Most data governance initiatives start by addressing specific tactical issues (e.g., data accuracy, business rule definition or terminology standards) and are confined to specific organizations or project efforts. As governance awareness grows, and as data sharing and usage issues gain visibility, governance initiatives often broaden in scope. As those initiatives expand, organizations may establish a set of information policies, rules and methods to ensure uniform data usage, manipulation and management.
But all too often data governance is perceived as a rigor specific only to users and the analytics environment. In fact, data governance applies to all applications, systems and staff members. The biggest challenge with data governance is adoption – because data governance is an overarching set of information policies and rules that everyone must respect and follow.

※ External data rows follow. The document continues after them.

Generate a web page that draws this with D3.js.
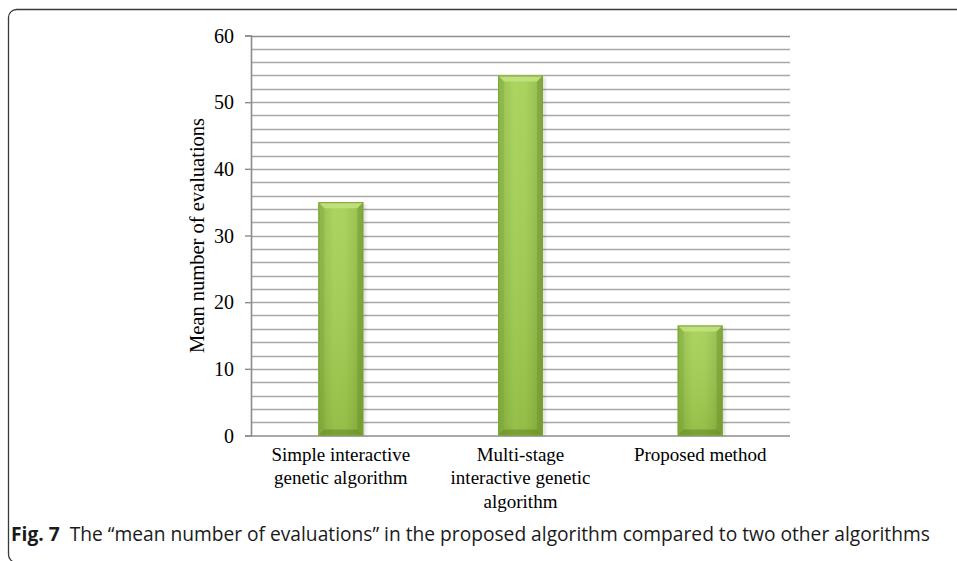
<!DOCTYPE html>
<html>
<head>
<meta charset="utf-8">
<script src="https://cdn.jsdelivr.net/npm/d3@7"></script>
<style>
  html, body { margin: 0; padding: 0; background: #fff; }
  svg { display: block; }
</style>
</head>
<body>
<svg id="chart" width="957" height="561"></svg>
<script>
// Data
const categories = [
  ["Simple interactive", "genetic algorithm"],
  ["Multi-stage", "interactive genetic", "algorithm"],
  ["Proposed method"]
];
const values = [35, 54, 16.5];
const yTicks = [0, 10, 20, 30, 40, 50, 60];
const yTitle = "Mean number of evaluations";
const captionBold = "Fig. 7";
const captionText = "The \u201Cmean number of evaluations\u201D in the proposed algorithm compared to two other algorithms";

const svg = d3.select("#chart");
const serif = "'Liberation Serif', 'Times New Roman', serif";

// Figure frame (rounded, open to the right / bottom)
svg.append("rect")
  .attr("x", 8.5).attr("y", 9.5)
  .attr("width", 1000).attr("height", 553)
  .attr("rx", 8).attr("ry", 8)
  .attr("fill", "none")
  .attr("stroke", "#3a3a3a")
  .attr("stroke-width", 1.3);

const plot = { left: 251, right: 790, top: 35.5, bottom: 435.5 };

const x = d3.scaleBand()
  .domain(d3.range(categories.length))
  .range([plot.left, plot.right])
  .paddingInner(0.75).paddingOuter(0.375);

const y = d3.scaleLinear().domain([0, 60]).range([plot.bottom, plot.top]);

const defs = svg.append("defs");
const grad = defs.append("linearGradient").attr("id", "barGrad")
  .attr("x1", "0%").attr("x2", "100%").attr("y1", "0%").attr("y2", "0%");
grad.append("stop").attr("offset", "0%").attr("stop-color", "#8cb842");
grad.append("stop").attr("offset", "35%").attr("stop-color", "#a5d052");
grad.append("stop").attr("offset", "60%").attr("stop-color", "#a2ce50");
grad.append("stop").attr("offset", "100%").attr("stop-color", "#8ab440");

const vgrad = defs.append("linearGradient").attr("id", "barShade")
  .attr("x1", "0%").attr("x2", "0%").attr("y1", "0%").attr("y2", "100%");
vgrad.append("stop").attr("offset", "0%").attr("stop-color", "#ffffff").attr("stop-opacity", 0.08);
vgrad.append("stop").attr("offset", "100%").attr("stop-color", "#3c5a10").attr("stop-opacity", 0.15);

defs.append("filter").attr("id", "soft").attr("x", "-20%").attr("width", "140%")
  .append("feGaussianBlur").attr("stdDeviation", 1.2);

// Minor + major gridlines every 2 units
const gridVals = d3.range(2, 61, 2);
svg.append("g").selectAll("line").data(gridVals).join("line")
  .attr("x1", plot.left).attr("x2", plot.right)
  .attr("y1", d => Math.round(y(d)) + 0.5).attr("y2", d => Math.round(y(d)) + 0.5)
  .attr("stroke", d => d === 60 ? "#8e8e8e" : "#a8a8a8")
  .attr("stroke-width", 1.4);

// Y axis
const yAxis = d3.axisLeft(y).tickValues(yTicks).tickSize(6).tickPadding(11).tickFormat(d3.format("d"));
const yg = svg.append("g").attr("transform", `translate(${plot.left},0)`).call(yAxis);
yg.select(".domain").attr("stroke", "#8c8c8c").attr("stroke-width", 1.6);
yg.selectAll(".tick line").attr("stroke", "#8c8c8c").attr("stroke-width", 1.4);
yg.selectAll(".tick text")
  .attr("font-family", serif)
  .attr("font-size", 20).attr("fill", "#000").attr("dy", "0.33em");

// X axis baseline
svg.append("line")
  .attr("x1", plot.left).attr("x2", plot.right)
  .attr("y1", y(0) + 0.5).attr("y2", y(0) + 0.5)
  .attr("stroke", "#8c8c8c").attr("stroke-width", 1.6);

// Bars
const bars = svg.append("g").selectAll("g").data(values).join("g");

bars.append("rect")
  .attr("x", (d, i) => x(i) + 3).attr("y", d => y(d) + 2)
  .attr("width", x.bandwidth()).attr("height", d => y(0) - y(d) - 2)
  .attr("fill", "#000").attr("opacity", 0.1).attr("filter", "url(#soft)");

bars.append("rect")
  .attr("x", (d, i) => x(i)).attr("y", d => y(d))
  .attr("width", x.bandwidth()).attr("height", d => y(0) - y(d))
  .attr("fill", "url(#barGrad)");

bars.append("rect")
  .attr("x", (d, i) => x(i)).attr("y", d => y(d))
  .attr("width", x.bandwidth()).attr("height", d => y(0) - y(d))
  .attr("fill", "url(#barShade)");

// Bevel faces
const bev = 6;
function bevel(side) {
  return (d, i) => {
    const x0 = x(i), x1 = x(i) + x.bandwidth(), y0 = y(d), y1 = y(0);
    if (side === "top") return `M${x0},${y0}L${x1},${y0}L${x1 - bev},${y0 + bev}L${x0 + bev},${y0 + bev}Z`;
    if (side === "left") return `M${x0},${y0}L${x0 + bev},${y0 + bev}L${x0 + bev},${y1 - bev}L${x0},${y1}Z`;
    if (side === "right") return `M${x1},${y0}L${x1},${y1}L${x1 - bev},${y1 - bev}L${x1 - bev},${y0 + bev}Z`;
    return `M${x0},${y1}L${x0 + bev},${y1 - bev}L${x1 - bev},${y1 - bev}L${x1},${y1}Z`;
  };
}
bars.append("path").attr("d", bevel("top")).attr("fill", "#c4e382").attr("opacity", 0.85);
bars.append("path").attr("d", bevel("left")).attr("fill", "#6f9a2a").attr("opacity", 0.25);
bars.append("path").attr("d", bevel("right")).attr("fill", "#5e8622").attr("opacity", 0.35);
bars.append("path").attr("d", bevel("bottom")).attr("fill", "#5a7c1e").attr("opacity", 0.45);

bars.append("rect")
  .attr("x", (d, i) => x(i) + 0.5).attr("y", d => y(d) + 0.5)
  .attr("width", x.bandwidth() - 1).attr("height", d => y(0) - y(d) - 1)
  .attr("fill", "none").attr("stroke", "#7ca436").attr("stroke-width", 1);

// Category labels
const lab = svg.append("g").selectAll("text").data(categories).join("text")
  .attr("font-family", serif)
  .attr("font-size", 19).attr("fill", "#000")
  .attr("text-anchor", "middle")
  .attr("x", (d, i) => x(i) + x.bandwidth() / 2)
  .attr("y", 460.5);
lab.selectAll("tspan").data(d => d).join("tspan")
  .attr("x", function () { return d3.select(this.parentNode).attr("x"); })
  .attr("dy", (d, j) => j === 0 ? 0 : 23.7)
  .text(d => d);

// Y title
svg.append("text")
  .attr("transform", `translate(204,${(plot.top + plot.bottom) / 2}) rotate(-90)`)
  .attr("text-anchor", "middle")
  .attr("font-family", serif)
  .attr("font-size", 20.5).attr("fill", "#000")
  .text(yTitle);

// Caption
const cap = svg.append("text")
  .attr("x", 11).attr("y", 541)
  .attr("font-family", "'Open Sans', 'Noto Sans', sans-serif")
  .attr("font-size", 19.2).attr("fill", "#1a1a1a");
cap.append("tspan").attr("font-weight", "bold").text(captionBold);
cap.append("tspan").attr("dx", 10).text(captionText);
</script>
</body>
</html>
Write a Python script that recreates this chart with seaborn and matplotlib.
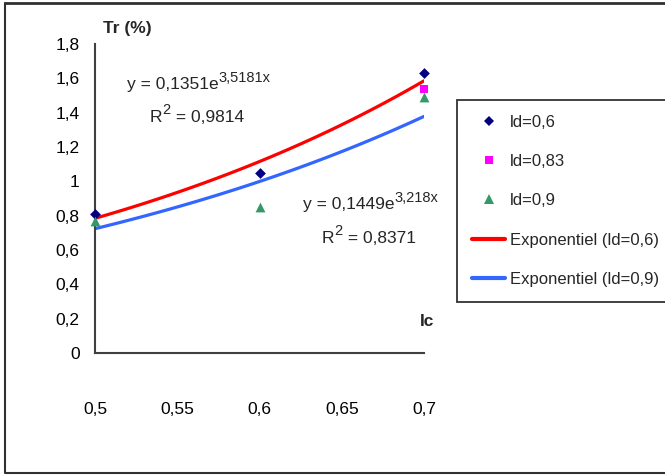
import numpy as np
import pandas as pd
import matplotlib
matplotlib.use("Agg")
import matplotlib.pyplot as plt
import seaborn as sns
from matplotlib.lines import Line2D

# data
ic = [0.5, 0.6, 0.7]
tr_ld_06 = [0.81, 1.05, 1.63]
ic_ld_083 = [0.7]
tr_ld_083 = [1.54]
tr_ld_09 = [0.77, 0.85, 1.49]

# exponential trendlines y = a * exp(b * x), as printed on the chart
fit_ld_06 = {"a": 0.1351, "b": 3.5181, "r2": "0,9814", "txt_a": "0,1351", "txt_b": "3,5181x"}
fit_ld_09 = {"a": 0.1449, "b": 3.218, "r2": "0,8371", "txt_a": "0,1449", "txt_b": "3,218x"}

x_ticks = [0.5, 0.55, 0.6, 0.65, 0.7]
x_labels = ["0,5", "0,55", "0,6", "0,65", "0,7"]
y_ticks = [0, 0.2, 0.4, 0.6, 0.8, 1.0, 1.2, 1.4, 1.6, 1.8]
y_labels = ["0", "0,2", "0,4", "0,6", "0,8", "1", "1,2", "1,4", "1,6", "1,8"]

series = ["ld=0,6", "ld=0,83", "ld=0,9"]
colors = {"ld=0,6": "#000080", "ld=0,83": "#FF00FF", "ld=0,9": "#339966"}
markers = {"ld=0,6": "D", "ld=0,83": "s", "ld=0,9": "^"}
sizes = {"ld=0,6": 30, "ld=0,83": 26, "ld=0,9": 50}

sns.set_style("white")
plt.rcParams["font.family"] = ["Liberation Sans Narrow", "Liberation Sans", "DejaVu Sans"]
plt.rcParams["font.size"] = 12

W, H = 665, 475
fig = plt.figure(figsize=(W / 100, H / 100), dpi=100)
ax = fig.add_axes([95 / W, 1 - 353 / H, 329 / W, 309 / H])

points = pd.DataFrame({
    "Ic": ic + ic_ld_083 + ic,
    "Tr": tr_ld_06 + tr_ld_083 + tr_ld_09,
    "serie": [series[0]] * 3 + [series[1]] + [series[2]] * 3,
})

# trendlines
xs = np.linspace(min(ic), max(ic), 60)
for fit, col in [(fit_ld_06, "#FF0000"), (fit_ld_09, "#3366FF")]:
    sns.lineplot(x=xs, y=fit["a"] * np.exp(fit["b"] * xs), color=col,
                 linewidth=2.3, ax=ax, zorder=2)

for s in series:
    sub = points[points["serie"] == s]
    sns.scatterplot(data=sub, x="Ic", y="Tr", color=colors[s], marker=markers[s],
                    s=sizes[s], linewidth=0, ax=ax, zorder=3, clip_on=False,
                    legend=False)

ax.set_xlim(0.5, 0.7)
ax.set_ylim(0, 1.8)
ax.set_xticks(x_ticks, x_labels)
ax.set_yticks(y_ticks, y_labels)
ax.set_xlabel("")
ax.set_ylabel("")
for side in ["top", "right"]:
    ax.spines[side].set_visible(False)
for side in ["left", "bottom"]:
    ax.spines[side].set_color("#404040")
    ax.spines[side].set_linewidth(1.5)
ax.tick_params(axis="both", direction="out", length=5, width=1.2, color="#404040",
               labelsize=12.5, labelcolor="black")
ax.tick_params(axis="x", pad=30)
ax.tick_params(axis="y", pad=6)

# axis titles
fig.text(103 / W, 1 - 28 / H, "Tr (%)", fontsize=12.5, fontweight="bold", va="center")
fig.text(420 / W, 1 - 322 / H, "Ic", fontsize=12.5, fontweight="bold", va="center")

# equations
for fit, (ex, ey), (rx, ry) in [(fit_ld_06, (127, 85), (150, 117)),
                                (fit_ld_09, (303, 205), (322, 238))]:
    t = fig.text(ex / W, 1 - ey / H, "y = " + fit["txt_a"] + "e", fontsize=12.5, va="center")
    ax.annotate(fit["txt_b"], xy=(1, 0.5), xycoords=t, fontsize=10.5, va="bottom", ha="left")
    r = fig.text(rx / W, 1 - ry / H, "R", fontsize=12.5, va="center")
    sup = ax.annotate("2", xy=(1, 0.5), xycoords=r, fontsize=10.5, va="bottom", ha="left")
    ax.annotate(" = " + fit["r2"], xy=(1, 0), xycoords=(sup, r), fontsize=12.5,
                va="bottom", ha="left")

# legend
handles = [Line2D([], [], linestyle="none", marker=markers[s], color=colors[s],
                  markersize=np.sqrt(sizes[s]), markeredgewidth=0) for s in series]
handles += [Line2D([], [], color="#FF0000", lw=3), Line2D([], [], color="#3366FF", lw=3)]
labels = series + ["Exponentiel (ld=0,6)", "Exponentiel (ld=0,9)"]
leg = fig.legend(handles, labels, loc="upper left", bbox_to_anchor=(457 / W, 1 - 100 / H),
                 frameon=True, fancybox=False, fontsize=12, handlelength=2.0,
                 handletextpad=0.3, labelspacing=1.45, borderpad=0.9, borderaxespad=0)
leg.get_frame().set_edgecolor("black")
leg.get_frame().set_linewidth(1.3)

# outer frame (its right edge lies beyond the image)
fig.add_artist(Line2D([5 / W, 5 / W, 1.01], [1 - 3 / H, 1 - 473 / H, 1 - 473 / H],
                      transform=fig.transFigure, color="#303030", linewidth=1.5))
fig.add_artist(Line2D([5 / W, 1.01], [1 - 3 / H, 1 - 3 / H],
                      transform=fig.transFigure, color="#303030", linewidth=2))

fig.savefig("out.png", dpi=100)
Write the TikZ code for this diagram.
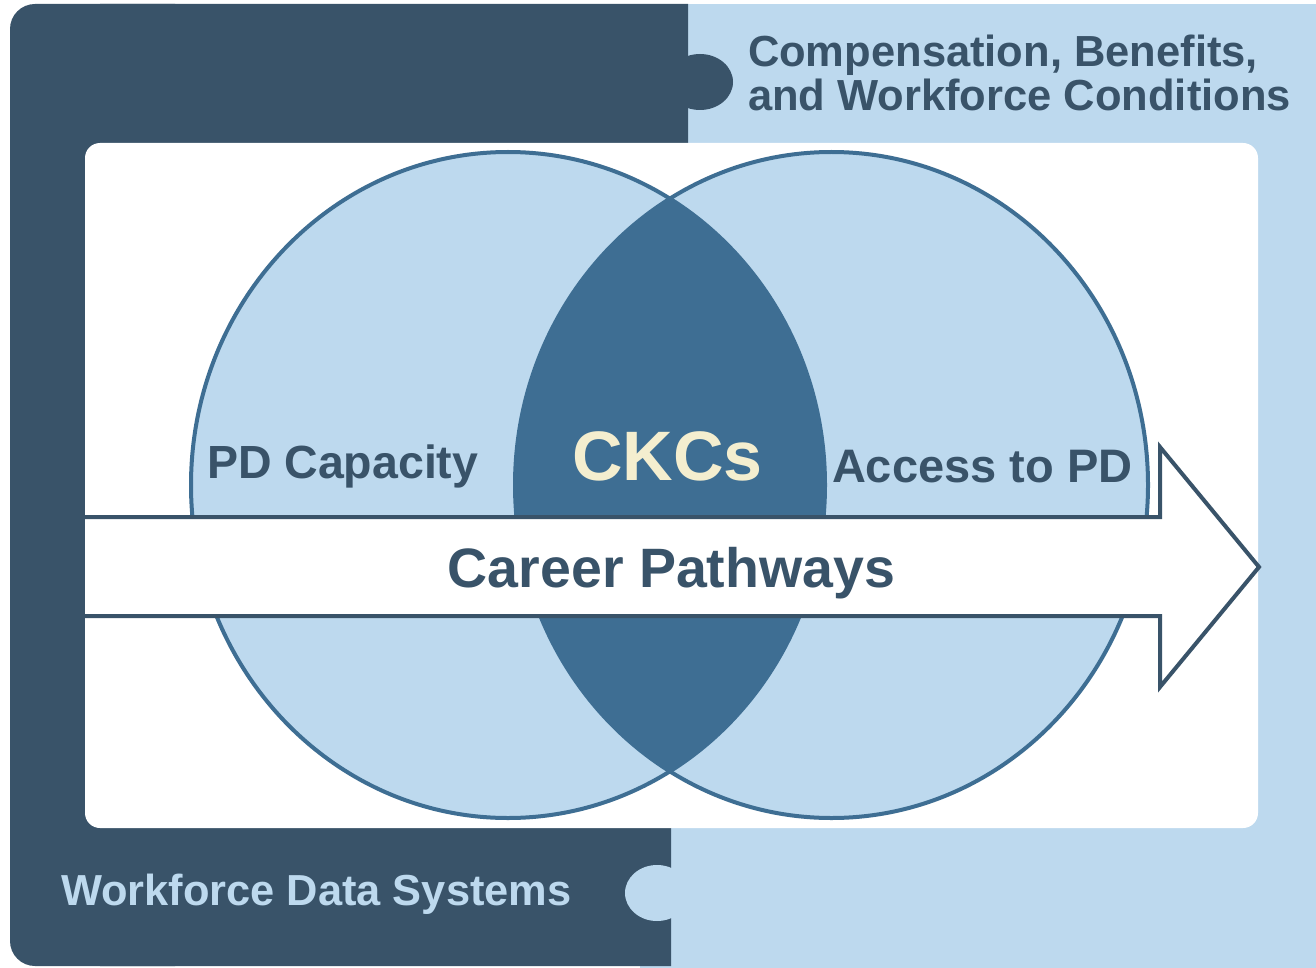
\documentclass[tikz,border=0pt]{standalone}
\usepackage{fontspec}
\setmainfont{Liberation Sans}
\definecolor{navy}{HTML}{395369}
\definecolor{lightblue}{HTML}{BDD9EE}
\definecolor{midblue}{HTML}{3E6E93}
\definecolor{cream}{HTML}{F4EECF}
\newcommand\fsz[1]{\fontsize{#1}{#1}\selectfont\bfseries}
\tikzset{
  lbl/.style={inner sep=0pt, outer sep=0pt, text=navy},
  ring/.style={draw=midblue, line width=4pt},
}
\begin{document}
\begin{tikzpicture}[x=1pt,y=-1pt]
\useasboundingbox (0,0) rectangle (1316,968);
\fill[white] (0,0) rectangle (1316,968);
% light blue puzzle piece
\fill[lightblue] (640,4) rectangle (1316,968);
% dark puzzle piece
\fill[navy, rounded corners=25] (10,4) rectangle (200,966);
\fill[navy] (100,4) -- (688,4) -- (688,500) -- (671,500) -- (671,966) -- (100,966) -- cycle;
\fill[navy] (700,82) ellipse[x radius=33, y radius=28];
\fill[lightblue] (657,893) ellipse[x radius=32, y radius=28];
% white panel
\fill[white, rounded corners=15] (85,143) rectangle (1258,828);
% circles
\fill[lightblue] (508,485) ellipse[x radius=317, y radius=333];
\fill[lightblue] (831.5,485) ellipse[x radius=316.5, y radius=333];
\begin{scope}
  \clip (508,485) ellipse[x radius=317, y radius=333];
  \fill[midblue] (831.5,485) ellipse[x radius=316.5, y radius=333];
\end{scope}
\draw[ring] (508,485) ellipse[x radius=317, y radius=333];
\draw[ring] (831.5,485) ellipse[x radius=316.5, y radius=333];
% arrow
\fill[white] (85,517) -- (1160,517) -- (1160,447) -- (1259,567) -- (1160,687) -- (1160,616) -- (85,616) -- cycle;
\draw[navy, line width=4pt, line join=miter] (85,517) -- (1160,517) -- (1160,447) -- (1259,567) -- (1160,687) -- (1160,616) -- (85,616);
% texts
\node[lbl, anchor=base west] (comp1) at (748,67) {\fsz{43.5}Compensation, Benefits,};
\node[lbl, anchor=base west] (comp2) at (748,111) {\fsz{43.5}and Workforce Conditions};
\node[lbl, anchor=base west] (pdcap) at (207,478) {\fsz{46.5}PD Capacity};
\node[lbl, anchor=base, text=cream] (ckcs) at (667.5,480) {\fsz{70}CKCs};
\node[lbl, anchor=base west] (access) at (832,482) {\fsz{47}Access to PD};
\node[lbl, anchor=base] (career) at (671.5,587) {\fsz{55.5}Career Pathways};
\node[lbl, anchor=base west, text=lightblue] (wds) at (61,905) {\fsz{43.4}Workforce Data Systems};
\end{tikzpicture}
\end{document}
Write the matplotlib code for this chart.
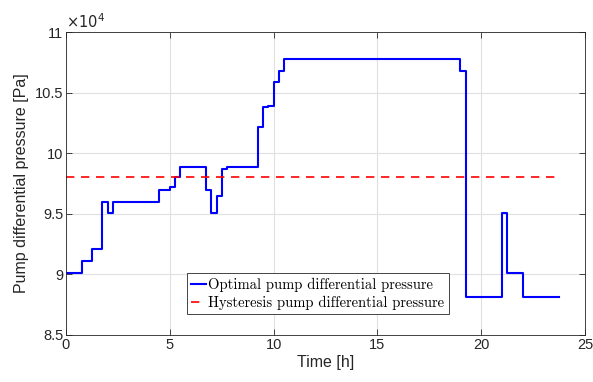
import matplotlib
matplotlib.use("Agg")
import matplotlib.pyplot as plt
from matplotlib.ticker import FuncFormatter

# Step change times [h] and optimal pump differential pressure [Pa] (post-step values)
time_h = [0, 0.75, 1.25, 1.75, 2.0, 2.25, 4.5, 5.0, 5.25, 5.5, 6.75, 7.0, 7.25, 7.5, 7.75,
          9.25, 9.5, 9.75, 10.0, 10.25, 10.5, 19.0, 19.25, 21.0, 21.25, 22.0, 23.75]
optimal_pa = [90100, 91100, 92100, 96000, 95100, 96000, 97000, 97200, 98000, 98900, 97000,
              95100, 96500, 98700, 98900, 102200, 103800, 103900, 105900, 106800, 107800,
              106800, 88100, 95100, 90100, 88100, 88100]
hyst_time = [0, 23.75]
hyst_pa = [98000, 98000]

x_ticks = [0, 5, 10, 15, 20, 25]
y_ticks = [85000, 90000, 95000, 100000, 105000, 110000]

plt.rcParams['font.family'] = ['Liberation Sans', 'DejaVu Sans']

fig = plt.figure(figsize=(5.93, 3.82), dpi=100)
ax = fig.add_axes([66/593, 1-335/382, (585-66)/593, (335-32)/382])

ax.step(time_h, optimal_pa, where='post', color=(0, 0, 1), lw=1.5,
        label='Optimal pump differential pressure')
ax.plot(hyst_time, hyst_pa, color=(1, 0, 0), lw=1.2, ls=(0, (5, 4)),
        label='Hysteresis pump differential pressure')

ax.set_xlim(0, 25)
ax.set_ylim(85000, 110000)
ax.set_xticks(x_ticks)
ax.set_yticks(y_ticks)
ax.yaxis.set_major_formatter(FuncFormatter(lambda v, p: '%g' % (v / 1e4)))
ax.tick_params(direction='in', top=True, right=True, labelsize=10.5, color='#262626',
               labelcolor='#262626', length=4, width=0.6, pad=2)
ax.grid(True, color='#e0e0e0', lw=0.8)
ax.set_axisbelow(True)
for s in ax.spines.values():
    s.set_color('#262626')
    s.set_linewidth(0.6)

ax.text(0.0, 1.003, r'$\times 10^4$', transform=ax.transAxes, fontsize=10.5,
        color='#262626', ha='left', va='bottom')

ax.set_xlabel('Time [h]', fontsize=11.5, color='#262626', labelpad=2)
ax.set_ylabel('Pump differential pressure [Pa]', fontsize=11.5, color='#262626', labelpad=4)

leg = ax.legend(loc='lower left', bbox_to_anchor=((187-66)/519, (335-314)/303),
                prop={'family': 'cmr10', 'size': 10.5}, frameon=True, fancybox=False,
                framealpha=1, edgecolor='#262626', borderpad=0.3, labelspacing=0.25,
                handlelength=1.0, handletextpad=0.15, borderaxespad=0)
leg.get_frame().set_linewidth(0.6)

fig.savefig('out.png', dpi=100)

The reason for establishing a strong governance process is to ensure that once data is decoupled from the application that created it, the rules and details of the data are known and respected by all other data constituents. The role governance plays within an overall data strategy is to ensure that data is managed consistently across the company.
Whether it is for determining security details, data correction logic, data naming standards or even establishing new data rules, effective data governance makes sure data is consistently managed, manipulated and accessed. Decisions about how data is processed, manipulated or shared aren’t made by an individual developer; they’re established by the rules and polices of data governance.
The purpose of data governance isn’t to limit data access or insert a harsh, unusable level of rigor that interferes with usage. Its premise is simply to ensure that data becomes easier to access, use and share. The rigor introduced by a data governance effort shouldn’t be overwhelming or burdensome. While data governance may initially affect developers’ productivity (because of the new processes and work activities), the benefits to downstream data constituents and dramatic improvements in productivity should more than counteract the initial impact.
It should be no surprise that a data strategy has to include data governance. It’s simply impractical to move forward – without an integrated governance effort – in establishing a plan and road map to address all the ways you capture, store, manage and use information. Data governance provides the necessary rigor over the data content as changes occur to the technology, processing and methodology areas associated with the data strategy effort.